_Set task_: Extract, without alteration, each line from the start of the listing to the line bearing "ax.set_ylim(1e-4, 1e4)".

_Recorded information_:
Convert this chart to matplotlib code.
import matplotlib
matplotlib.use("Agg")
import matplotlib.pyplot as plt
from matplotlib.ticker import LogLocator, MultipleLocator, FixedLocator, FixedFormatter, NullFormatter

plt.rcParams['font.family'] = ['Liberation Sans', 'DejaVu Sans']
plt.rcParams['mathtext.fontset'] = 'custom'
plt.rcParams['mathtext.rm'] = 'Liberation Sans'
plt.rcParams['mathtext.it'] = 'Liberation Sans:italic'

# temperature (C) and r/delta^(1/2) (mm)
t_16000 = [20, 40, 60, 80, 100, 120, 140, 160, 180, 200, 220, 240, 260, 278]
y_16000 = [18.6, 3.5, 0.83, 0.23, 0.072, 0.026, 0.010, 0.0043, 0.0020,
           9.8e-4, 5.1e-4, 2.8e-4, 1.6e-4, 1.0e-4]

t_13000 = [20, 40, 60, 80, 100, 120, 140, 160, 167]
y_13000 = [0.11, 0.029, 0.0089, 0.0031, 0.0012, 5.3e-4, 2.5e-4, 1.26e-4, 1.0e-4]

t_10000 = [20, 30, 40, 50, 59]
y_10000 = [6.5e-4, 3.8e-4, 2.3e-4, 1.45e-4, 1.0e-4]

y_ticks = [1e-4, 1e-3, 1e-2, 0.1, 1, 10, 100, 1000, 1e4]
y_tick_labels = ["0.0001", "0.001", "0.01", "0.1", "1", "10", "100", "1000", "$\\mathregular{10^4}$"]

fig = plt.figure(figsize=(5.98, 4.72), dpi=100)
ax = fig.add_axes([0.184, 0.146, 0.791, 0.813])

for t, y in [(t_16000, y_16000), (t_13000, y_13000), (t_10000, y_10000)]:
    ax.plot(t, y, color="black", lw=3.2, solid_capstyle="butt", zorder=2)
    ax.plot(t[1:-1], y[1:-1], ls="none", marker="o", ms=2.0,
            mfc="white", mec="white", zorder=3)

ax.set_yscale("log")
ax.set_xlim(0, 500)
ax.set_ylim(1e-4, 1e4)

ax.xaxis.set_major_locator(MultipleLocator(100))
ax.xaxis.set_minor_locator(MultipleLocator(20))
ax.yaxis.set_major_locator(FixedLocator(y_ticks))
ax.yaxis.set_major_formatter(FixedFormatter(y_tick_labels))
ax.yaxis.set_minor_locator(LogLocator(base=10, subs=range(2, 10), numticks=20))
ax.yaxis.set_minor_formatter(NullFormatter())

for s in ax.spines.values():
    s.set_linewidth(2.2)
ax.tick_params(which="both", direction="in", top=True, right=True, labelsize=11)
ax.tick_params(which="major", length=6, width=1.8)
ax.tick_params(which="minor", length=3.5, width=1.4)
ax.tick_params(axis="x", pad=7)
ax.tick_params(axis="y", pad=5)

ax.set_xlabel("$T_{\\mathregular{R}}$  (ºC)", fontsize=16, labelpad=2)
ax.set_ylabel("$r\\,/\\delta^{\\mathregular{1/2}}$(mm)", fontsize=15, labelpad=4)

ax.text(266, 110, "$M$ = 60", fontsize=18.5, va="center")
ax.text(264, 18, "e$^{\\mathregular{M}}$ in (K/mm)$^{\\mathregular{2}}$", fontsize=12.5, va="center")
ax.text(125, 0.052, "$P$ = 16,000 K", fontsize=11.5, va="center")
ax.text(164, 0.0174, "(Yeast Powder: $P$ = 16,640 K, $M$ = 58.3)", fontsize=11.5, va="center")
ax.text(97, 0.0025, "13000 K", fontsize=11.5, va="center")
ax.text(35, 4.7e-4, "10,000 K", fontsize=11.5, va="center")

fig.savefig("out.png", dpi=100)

_Task response_:
Convert this chart to matplotlib code.
import matplotlib
matplotlib.use("Agg")
import matplotlib.pyplot as plt
from matplotlib.ticker import LogLocator, MultipleLocator, FixedLocator, FixedFormatter, NullFormatter

plt.rcParams['font.family'] = ['Liberation Sans', 'DejaVu Sans']
plt.rcParams['mathtext.fontset'] = 'custom'
plt.rcParams['mathtext.rm'] = 'Liberation Sans'
plt.rcParams['mathtext.it'] = 'Liberation Sans:italic'

# temperature (C) and r/delta^(1/2) (mm)
t_16000 = [20, 40, 60, 80, 100, 120, 140, 160, 180, 200, 220, 240, 260, 278]
y_16000 = [18.6, 3.5, 0.83, 0.23, 0.072, 0.026, 0.010, 0.0043, 0.0020,
           9.8e-4, 5.1e-4, 2.8e-4, 1.6e-4, 1.0e-4]

t_13000 = [20, 40, 60, 80, 100, 120, 140, 160, 167]
y_13000 = [0.11, 0.029, 0.0089, 0.0031, 0.0012, 5.3e-4, 2.5e-4, 1.26e-4, 1.0e-4]

t_10000 = [20, 30, 40, 50, 59]
y_10000 = [6.5e-4, 3.8e-4, 2.3e-4, 1.45e-4, 1.0e-4]

y_ticks = [1e-4, 1e-3, 1e-2, 0.1, 1, 10, 100, 1000, 1e4]
y_tick_labels = ["0.0001", "0.001", "0.01", "0.1", "1", "10", "100", "1000", "$\\mathregular{10^4}$"]

fig = plt.figure(figsize=(5.98, 4.72), dpi=100)
ax = fig.add_axes([0.184, 0.146, 0.791, 0.813])

for t, y in [(t_16000, y_16000), (t_13000, y_13000), (t_10000, y_10000)]:
    ax.plot(t, y, color="black", lw=3.2, solid_capstyle="butt", zorder=2)
    ax.plot(t[1:-1], y[1:-1], ls="none", marker="o", ms=2.0,
            mfc="white", mec="white", zorder=3)

ax.set_yscale("log")
ax.set_xlim(0, 500)
ax.set_ylim(1e-4, 1e4)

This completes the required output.